> [DIRECTION]
Leave out the pictures and set down exactly the lines from the start of the listing through the one with "(0,0) rectangle (1730,1027);", both included.

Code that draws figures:
★ ★ ★ ★ ★

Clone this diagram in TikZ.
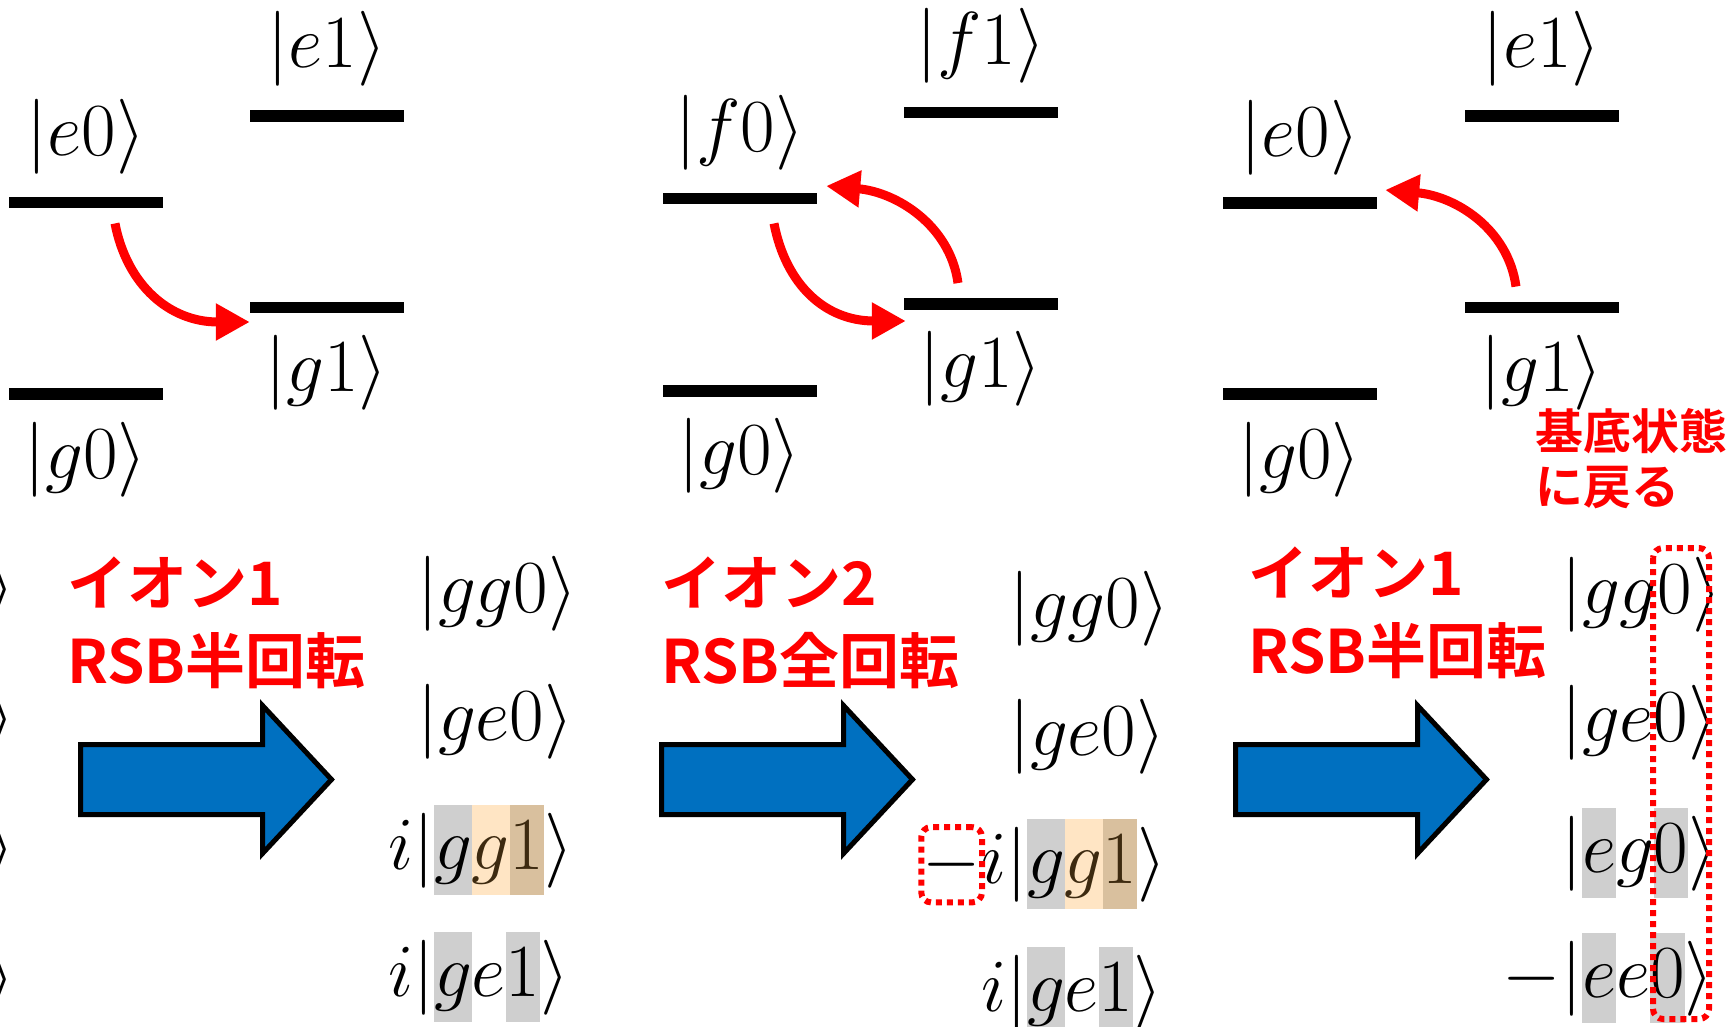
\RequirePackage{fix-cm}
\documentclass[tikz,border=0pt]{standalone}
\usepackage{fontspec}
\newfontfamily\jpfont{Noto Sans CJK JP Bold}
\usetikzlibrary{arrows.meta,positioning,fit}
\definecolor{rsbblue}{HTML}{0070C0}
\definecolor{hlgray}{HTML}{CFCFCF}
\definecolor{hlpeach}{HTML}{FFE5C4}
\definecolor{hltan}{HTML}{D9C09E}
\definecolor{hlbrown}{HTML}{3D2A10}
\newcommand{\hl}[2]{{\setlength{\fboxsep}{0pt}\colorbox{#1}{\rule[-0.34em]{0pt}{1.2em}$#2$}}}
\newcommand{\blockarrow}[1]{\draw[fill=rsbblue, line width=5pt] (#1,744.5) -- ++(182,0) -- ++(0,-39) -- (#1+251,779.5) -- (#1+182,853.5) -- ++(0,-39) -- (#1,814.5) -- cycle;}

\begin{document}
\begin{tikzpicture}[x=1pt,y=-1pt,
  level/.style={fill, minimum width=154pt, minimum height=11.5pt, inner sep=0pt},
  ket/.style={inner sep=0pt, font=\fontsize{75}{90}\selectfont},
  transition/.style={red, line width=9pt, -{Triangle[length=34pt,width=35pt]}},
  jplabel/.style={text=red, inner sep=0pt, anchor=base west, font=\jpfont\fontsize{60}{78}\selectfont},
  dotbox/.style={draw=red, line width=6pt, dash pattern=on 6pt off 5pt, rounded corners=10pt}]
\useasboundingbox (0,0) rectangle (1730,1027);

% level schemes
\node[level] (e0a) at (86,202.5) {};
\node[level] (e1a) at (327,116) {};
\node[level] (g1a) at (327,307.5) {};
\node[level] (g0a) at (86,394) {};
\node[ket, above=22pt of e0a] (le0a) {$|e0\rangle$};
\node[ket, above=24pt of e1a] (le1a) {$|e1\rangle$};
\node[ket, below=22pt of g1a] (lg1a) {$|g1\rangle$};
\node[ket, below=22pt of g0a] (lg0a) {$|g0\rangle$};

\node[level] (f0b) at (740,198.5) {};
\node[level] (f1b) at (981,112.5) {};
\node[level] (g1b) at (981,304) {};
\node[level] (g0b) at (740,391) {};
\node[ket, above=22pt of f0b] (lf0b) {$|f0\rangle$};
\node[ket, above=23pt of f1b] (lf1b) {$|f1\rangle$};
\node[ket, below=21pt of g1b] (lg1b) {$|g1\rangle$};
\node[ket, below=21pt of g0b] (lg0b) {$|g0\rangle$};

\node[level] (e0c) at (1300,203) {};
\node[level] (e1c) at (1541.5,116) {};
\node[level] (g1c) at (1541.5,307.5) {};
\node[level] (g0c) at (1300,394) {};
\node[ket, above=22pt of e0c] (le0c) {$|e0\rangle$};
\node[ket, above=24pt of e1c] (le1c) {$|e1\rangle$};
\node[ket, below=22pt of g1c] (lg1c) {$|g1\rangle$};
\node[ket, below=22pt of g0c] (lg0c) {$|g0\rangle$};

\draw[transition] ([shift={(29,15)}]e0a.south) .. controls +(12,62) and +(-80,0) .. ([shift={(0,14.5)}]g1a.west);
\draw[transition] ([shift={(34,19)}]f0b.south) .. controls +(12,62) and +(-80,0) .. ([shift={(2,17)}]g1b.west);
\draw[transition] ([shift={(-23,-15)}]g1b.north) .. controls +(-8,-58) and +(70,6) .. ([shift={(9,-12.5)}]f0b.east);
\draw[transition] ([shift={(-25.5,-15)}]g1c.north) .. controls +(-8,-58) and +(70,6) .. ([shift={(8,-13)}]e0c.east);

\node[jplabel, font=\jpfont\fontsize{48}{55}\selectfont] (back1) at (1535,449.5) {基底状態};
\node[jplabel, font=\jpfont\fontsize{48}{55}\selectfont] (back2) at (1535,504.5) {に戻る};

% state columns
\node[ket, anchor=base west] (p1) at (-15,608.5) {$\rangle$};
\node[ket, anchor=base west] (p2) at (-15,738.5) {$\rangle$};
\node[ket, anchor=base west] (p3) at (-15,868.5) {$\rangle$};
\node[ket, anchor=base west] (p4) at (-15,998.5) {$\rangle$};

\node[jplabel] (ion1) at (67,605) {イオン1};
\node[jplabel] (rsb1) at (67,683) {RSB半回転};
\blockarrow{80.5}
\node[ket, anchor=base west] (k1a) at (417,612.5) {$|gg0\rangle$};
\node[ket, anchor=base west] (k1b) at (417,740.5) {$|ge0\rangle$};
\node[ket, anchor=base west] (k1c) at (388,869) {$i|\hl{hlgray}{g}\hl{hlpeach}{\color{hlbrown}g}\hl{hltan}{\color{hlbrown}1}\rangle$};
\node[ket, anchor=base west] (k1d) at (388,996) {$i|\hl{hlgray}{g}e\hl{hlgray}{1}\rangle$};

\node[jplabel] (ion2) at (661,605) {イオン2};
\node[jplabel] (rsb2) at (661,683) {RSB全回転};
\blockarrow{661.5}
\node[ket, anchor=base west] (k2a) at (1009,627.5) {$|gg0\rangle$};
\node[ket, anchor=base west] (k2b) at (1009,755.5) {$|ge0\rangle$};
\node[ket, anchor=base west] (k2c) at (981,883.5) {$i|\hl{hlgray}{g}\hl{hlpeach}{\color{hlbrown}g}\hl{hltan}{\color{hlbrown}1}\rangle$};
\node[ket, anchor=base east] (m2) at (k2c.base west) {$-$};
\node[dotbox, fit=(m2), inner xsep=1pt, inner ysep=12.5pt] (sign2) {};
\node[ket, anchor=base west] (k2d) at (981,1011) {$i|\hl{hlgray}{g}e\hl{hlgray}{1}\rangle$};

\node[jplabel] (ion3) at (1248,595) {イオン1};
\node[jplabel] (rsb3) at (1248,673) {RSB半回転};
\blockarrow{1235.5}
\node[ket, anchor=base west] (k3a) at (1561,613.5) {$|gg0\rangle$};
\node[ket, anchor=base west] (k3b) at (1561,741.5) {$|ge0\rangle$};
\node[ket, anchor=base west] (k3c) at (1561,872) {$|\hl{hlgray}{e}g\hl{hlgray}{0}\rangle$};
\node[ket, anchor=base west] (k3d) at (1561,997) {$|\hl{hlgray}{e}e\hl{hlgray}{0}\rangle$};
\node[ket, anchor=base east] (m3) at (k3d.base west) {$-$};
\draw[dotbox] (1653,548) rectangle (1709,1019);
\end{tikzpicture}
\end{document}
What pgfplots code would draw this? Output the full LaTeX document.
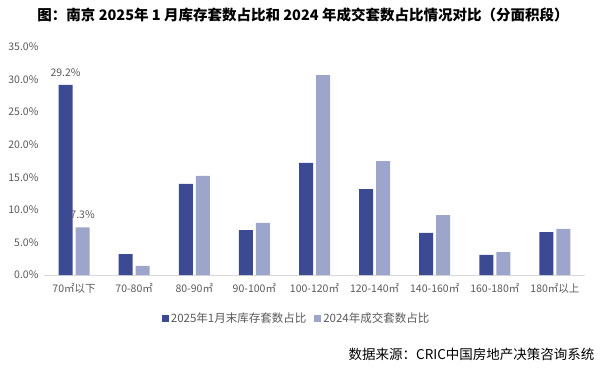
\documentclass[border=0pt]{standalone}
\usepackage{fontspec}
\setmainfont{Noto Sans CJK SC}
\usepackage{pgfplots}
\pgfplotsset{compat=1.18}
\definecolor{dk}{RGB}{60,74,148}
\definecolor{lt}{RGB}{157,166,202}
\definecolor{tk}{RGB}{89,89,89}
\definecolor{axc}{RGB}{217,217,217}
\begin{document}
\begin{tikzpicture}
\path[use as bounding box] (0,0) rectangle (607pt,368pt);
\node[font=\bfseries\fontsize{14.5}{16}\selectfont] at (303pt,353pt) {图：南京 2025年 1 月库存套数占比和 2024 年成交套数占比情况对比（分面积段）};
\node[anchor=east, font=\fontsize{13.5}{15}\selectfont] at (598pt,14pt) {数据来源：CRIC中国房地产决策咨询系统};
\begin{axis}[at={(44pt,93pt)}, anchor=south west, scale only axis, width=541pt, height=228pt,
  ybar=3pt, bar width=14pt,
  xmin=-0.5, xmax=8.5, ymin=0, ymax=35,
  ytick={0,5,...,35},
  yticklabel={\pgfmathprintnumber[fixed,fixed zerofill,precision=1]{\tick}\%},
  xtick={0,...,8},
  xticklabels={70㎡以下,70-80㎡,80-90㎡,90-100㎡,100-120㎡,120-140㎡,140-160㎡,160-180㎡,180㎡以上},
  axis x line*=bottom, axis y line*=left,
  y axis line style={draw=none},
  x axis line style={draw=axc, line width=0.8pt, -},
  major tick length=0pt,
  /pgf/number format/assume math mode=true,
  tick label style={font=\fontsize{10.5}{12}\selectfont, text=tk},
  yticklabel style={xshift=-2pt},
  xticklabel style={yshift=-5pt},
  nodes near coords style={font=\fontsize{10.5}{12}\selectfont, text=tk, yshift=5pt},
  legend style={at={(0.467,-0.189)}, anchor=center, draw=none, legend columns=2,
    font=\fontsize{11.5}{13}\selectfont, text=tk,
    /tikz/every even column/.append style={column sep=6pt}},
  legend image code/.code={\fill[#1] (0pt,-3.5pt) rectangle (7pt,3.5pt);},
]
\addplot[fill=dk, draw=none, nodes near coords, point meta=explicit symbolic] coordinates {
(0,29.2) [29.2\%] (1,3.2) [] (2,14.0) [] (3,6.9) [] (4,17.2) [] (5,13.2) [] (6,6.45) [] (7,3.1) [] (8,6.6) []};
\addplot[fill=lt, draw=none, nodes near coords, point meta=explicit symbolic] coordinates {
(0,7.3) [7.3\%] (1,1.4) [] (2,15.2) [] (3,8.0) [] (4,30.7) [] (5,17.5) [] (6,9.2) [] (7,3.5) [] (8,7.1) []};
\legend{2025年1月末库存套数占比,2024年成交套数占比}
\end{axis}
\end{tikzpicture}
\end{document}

★ ★ ★ ★ ★

> [IN RESPONSE]
Clone this diagram in TikZ.
\RequirePackage{fix-cm}
\documentclass[tikz,border=0pt]{standalone}
\usepackage{fontspec}
\newfontfamily\jpfont{Noto Sans CJK JP Bold}
\usetikzlibrary{arrows.meta,positioning,fit}
\definecolor{rsbblue}{HTML}{0070C0}
\definecolor{hlgray}{HTML}{CFCFCF}
\definecolor{hlpeach}{HTML}{FFE5C4}
\definecolor{hltan}{HTML}{D9C09E}
\definecolor{hlbrown}{HTML}{3D2A10}
\newcommand{\hl}[2]{{\setlength{\fboxsep}{0pt}\colorbox{#1}{\rule[-0.34em]{0pt}{1.2em}$#2$}}}
\newcommand{\blockarrow}[1]{\draw[fill=rsbblue, line width=5pt] (#1,744.5) -- ++(182,0) -- ++(0,-39) -- (#1+251,779.5) -- (#1+182,853.5) -- ++(0,-39) -- (#1,814.5) -- cycle;}

\begin{document}
\begin{tikzpicture}[x=1pt,y=-1pt,
  level/.style={fill, minimum width=154pt, minimum height=11.5pt, inner sep=0pt},
  ket/.style={inner sep=0pt, font=\fontsize{75}{90}\selectfont},
  transition/.style={red, line width=9pt, -{Triangle[length=34pt,width=35pt]}},
  jplabel/.style={text=red, inner sep=0pt, anchor=base west, font=\jpfont\fontsize{60}{78}\selectfont},
  dotbox/.style={draw=red, line width=6pt, dash pattern=on 6pt off 5pt, rounded corners=10pt}]
\useasboundingbox (0,0) rectangle (1730,1027);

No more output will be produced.